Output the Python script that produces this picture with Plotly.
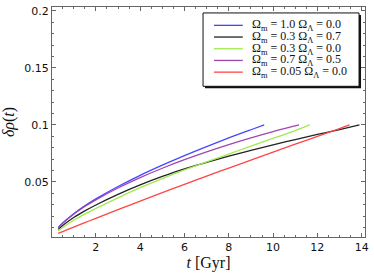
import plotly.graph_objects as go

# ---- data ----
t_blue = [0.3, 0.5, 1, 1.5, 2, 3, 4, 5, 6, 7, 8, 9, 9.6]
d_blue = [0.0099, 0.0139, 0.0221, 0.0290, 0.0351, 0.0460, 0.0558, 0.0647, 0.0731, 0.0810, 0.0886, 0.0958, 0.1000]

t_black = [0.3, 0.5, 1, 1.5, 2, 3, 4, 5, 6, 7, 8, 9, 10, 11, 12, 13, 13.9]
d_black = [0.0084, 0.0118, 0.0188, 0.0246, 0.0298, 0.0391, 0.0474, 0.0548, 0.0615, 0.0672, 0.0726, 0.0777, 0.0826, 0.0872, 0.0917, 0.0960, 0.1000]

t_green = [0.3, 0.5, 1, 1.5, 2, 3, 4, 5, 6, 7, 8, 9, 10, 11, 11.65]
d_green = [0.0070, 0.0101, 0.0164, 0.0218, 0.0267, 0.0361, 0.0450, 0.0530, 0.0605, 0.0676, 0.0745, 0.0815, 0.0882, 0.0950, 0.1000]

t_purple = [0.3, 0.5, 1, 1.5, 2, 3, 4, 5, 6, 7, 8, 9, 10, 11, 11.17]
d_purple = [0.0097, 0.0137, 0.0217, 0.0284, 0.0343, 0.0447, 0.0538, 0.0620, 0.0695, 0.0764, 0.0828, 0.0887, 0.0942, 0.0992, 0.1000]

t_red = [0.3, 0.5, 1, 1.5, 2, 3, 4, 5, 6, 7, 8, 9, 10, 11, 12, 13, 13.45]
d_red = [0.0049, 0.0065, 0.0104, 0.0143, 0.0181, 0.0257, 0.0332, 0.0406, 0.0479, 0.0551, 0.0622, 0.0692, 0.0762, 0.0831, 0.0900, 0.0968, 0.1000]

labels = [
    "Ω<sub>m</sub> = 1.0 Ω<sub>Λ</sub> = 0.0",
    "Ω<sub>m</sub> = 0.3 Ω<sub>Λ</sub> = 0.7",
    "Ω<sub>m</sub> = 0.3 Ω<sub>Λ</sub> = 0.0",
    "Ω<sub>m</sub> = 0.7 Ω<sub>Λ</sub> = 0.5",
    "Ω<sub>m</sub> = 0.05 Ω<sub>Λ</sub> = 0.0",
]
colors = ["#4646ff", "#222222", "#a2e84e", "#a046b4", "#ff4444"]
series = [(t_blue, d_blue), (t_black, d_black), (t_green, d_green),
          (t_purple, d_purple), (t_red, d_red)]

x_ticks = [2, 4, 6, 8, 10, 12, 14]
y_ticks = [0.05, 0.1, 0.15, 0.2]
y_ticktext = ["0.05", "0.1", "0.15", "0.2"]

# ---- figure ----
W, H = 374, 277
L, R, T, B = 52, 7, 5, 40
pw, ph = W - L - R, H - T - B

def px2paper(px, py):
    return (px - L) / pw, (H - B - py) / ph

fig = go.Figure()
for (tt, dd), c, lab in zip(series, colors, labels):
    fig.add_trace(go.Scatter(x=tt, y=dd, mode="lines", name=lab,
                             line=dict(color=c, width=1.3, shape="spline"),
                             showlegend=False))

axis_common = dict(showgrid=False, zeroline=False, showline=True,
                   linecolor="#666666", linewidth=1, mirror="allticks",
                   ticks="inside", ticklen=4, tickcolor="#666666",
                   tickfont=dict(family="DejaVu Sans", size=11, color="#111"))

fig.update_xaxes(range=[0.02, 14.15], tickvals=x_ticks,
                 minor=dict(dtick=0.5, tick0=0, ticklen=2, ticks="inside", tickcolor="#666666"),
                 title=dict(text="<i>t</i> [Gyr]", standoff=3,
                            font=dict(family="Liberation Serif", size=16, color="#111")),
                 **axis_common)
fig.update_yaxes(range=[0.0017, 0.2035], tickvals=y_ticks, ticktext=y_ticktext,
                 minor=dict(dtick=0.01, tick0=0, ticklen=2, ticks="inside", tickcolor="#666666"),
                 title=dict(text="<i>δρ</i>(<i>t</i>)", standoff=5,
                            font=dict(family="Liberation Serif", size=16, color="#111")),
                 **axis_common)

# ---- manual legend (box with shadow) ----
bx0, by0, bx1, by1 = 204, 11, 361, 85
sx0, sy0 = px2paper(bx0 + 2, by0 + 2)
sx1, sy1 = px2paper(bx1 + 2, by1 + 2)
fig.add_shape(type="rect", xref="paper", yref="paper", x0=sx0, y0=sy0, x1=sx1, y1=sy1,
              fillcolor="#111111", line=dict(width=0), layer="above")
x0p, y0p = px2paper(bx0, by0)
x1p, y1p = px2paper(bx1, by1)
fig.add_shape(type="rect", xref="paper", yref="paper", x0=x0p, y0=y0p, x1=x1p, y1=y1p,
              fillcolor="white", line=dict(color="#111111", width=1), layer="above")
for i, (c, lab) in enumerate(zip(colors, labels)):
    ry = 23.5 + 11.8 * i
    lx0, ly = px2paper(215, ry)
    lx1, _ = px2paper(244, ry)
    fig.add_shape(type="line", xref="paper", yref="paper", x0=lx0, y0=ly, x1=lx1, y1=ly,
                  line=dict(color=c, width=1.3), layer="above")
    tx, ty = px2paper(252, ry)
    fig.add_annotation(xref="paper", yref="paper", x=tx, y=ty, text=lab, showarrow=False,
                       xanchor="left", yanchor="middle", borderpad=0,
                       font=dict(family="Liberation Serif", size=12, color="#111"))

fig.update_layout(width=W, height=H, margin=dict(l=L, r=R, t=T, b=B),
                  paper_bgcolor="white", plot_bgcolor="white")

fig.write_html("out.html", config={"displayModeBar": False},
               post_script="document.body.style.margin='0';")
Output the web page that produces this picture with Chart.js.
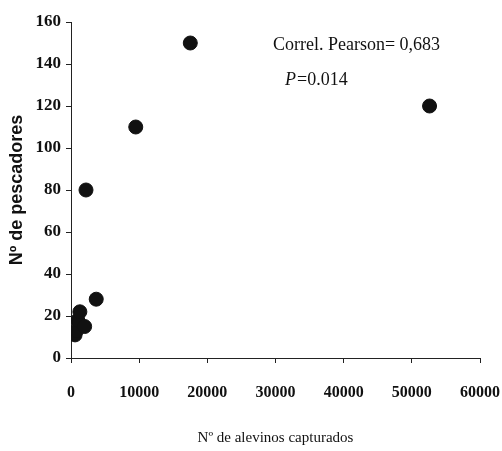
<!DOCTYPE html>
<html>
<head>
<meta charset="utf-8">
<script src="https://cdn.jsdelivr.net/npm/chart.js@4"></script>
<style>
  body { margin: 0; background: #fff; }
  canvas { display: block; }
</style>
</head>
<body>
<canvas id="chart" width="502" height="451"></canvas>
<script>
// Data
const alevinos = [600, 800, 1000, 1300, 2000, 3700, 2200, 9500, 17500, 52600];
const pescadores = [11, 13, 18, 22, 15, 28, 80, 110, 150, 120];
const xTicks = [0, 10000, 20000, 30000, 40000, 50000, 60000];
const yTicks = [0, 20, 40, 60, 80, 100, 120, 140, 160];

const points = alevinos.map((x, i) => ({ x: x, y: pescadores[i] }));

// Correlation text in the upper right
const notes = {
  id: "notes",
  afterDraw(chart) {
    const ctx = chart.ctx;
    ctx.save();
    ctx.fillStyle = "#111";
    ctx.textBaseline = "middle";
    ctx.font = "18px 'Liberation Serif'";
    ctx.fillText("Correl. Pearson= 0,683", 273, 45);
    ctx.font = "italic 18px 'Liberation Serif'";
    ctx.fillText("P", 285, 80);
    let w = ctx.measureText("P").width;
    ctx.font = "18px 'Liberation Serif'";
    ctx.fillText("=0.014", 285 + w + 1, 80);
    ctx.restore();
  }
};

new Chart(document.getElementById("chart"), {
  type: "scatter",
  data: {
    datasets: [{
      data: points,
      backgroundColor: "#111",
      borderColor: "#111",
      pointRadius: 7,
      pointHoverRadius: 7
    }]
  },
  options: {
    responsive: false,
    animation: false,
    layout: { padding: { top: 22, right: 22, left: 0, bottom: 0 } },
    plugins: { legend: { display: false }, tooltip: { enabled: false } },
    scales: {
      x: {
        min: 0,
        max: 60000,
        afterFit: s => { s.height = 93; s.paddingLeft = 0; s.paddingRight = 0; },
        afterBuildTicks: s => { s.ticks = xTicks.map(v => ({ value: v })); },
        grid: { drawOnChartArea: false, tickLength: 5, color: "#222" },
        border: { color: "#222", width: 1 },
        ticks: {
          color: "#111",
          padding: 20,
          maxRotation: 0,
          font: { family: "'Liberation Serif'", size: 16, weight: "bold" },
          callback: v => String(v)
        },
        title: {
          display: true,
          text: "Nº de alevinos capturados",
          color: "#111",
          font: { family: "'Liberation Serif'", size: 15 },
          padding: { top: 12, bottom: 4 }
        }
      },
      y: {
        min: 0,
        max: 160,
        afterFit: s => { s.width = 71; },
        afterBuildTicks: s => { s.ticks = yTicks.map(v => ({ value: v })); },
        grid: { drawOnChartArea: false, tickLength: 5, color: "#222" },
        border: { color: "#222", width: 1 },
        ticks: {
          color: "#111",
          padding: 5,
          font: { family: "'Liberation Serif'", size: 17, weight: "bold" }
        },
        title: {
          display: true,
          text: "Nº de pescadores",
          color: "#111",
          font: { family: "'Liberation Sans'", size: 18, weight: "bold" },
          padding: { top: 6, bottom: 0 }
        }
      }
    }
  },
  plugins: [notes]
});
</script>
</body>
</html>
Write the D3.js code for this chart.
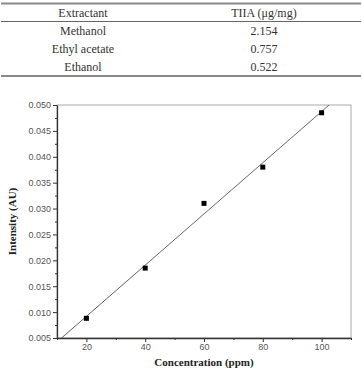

^^^^^^^^^^^^^^^^

■ **Exercise goal**: From the first line above through the line containing "0.0942, 0.0992, 0.1000]", copy everything exactly, without the pictures.

■ **Answer to the task**:
Output the Python script that produces this picture with Plotly.
import plotly.graph_objects as go

# ---- data ----
t_blue = [0.3, 0.5, 1, 1.5, 2, 3, 4, 5, 6, 7, 8, 9, 9.6]
d_blue = [0.0099, 0.0139, 0.0221, 0.0290, 0.0351, 0.0460, 0.0558, 0.0647, 0.0731, 0.0810, 0.0886, 0.0958, 0.1000]

t_black = [0.3, 0.5, 1, 1.5, 2, 3, 4, 5, 6, 7, 8, 9, 10, 11, 12, 13, 13.9]
d_black = [0.0084, 0.0118, 0.0188, 0.0246, 0.0298, 0.0391, 0.0474, 0.0548, 0.0615, 0.0672, 0.0726, 0.0777, 0.0826, 0.0872, 0.0917, 0.0960, 0.1000]

t_green = [0.3, 0.5, 1, 1.5, 2, 3, 4, 5, 6, 7, 8, 9, 10, 11, 11.65]
d_green = [0.0070, 0.0101, 0.0164, 0.0218, 0.0267, 0.0361, 0.0450, 0.0530, 0.0605, 0.0676, 0.0745, 0.0815, 0.0882, 0.0950, 0.1000]

t_purple = [0.3, 0.5, 1, 1.5, 2, 3, 4, 5, 6, 7, 8, 9, 10, 11, 11.17]
d_purple = [0.0097, 0.0137, 0.0217, 0.0284, 0.0343, 0.0447, 0.0538, 0.0620, 0.0695, 0.0764, 0.0828, 0.0887, 0.0942, 0.0992, 0.1000]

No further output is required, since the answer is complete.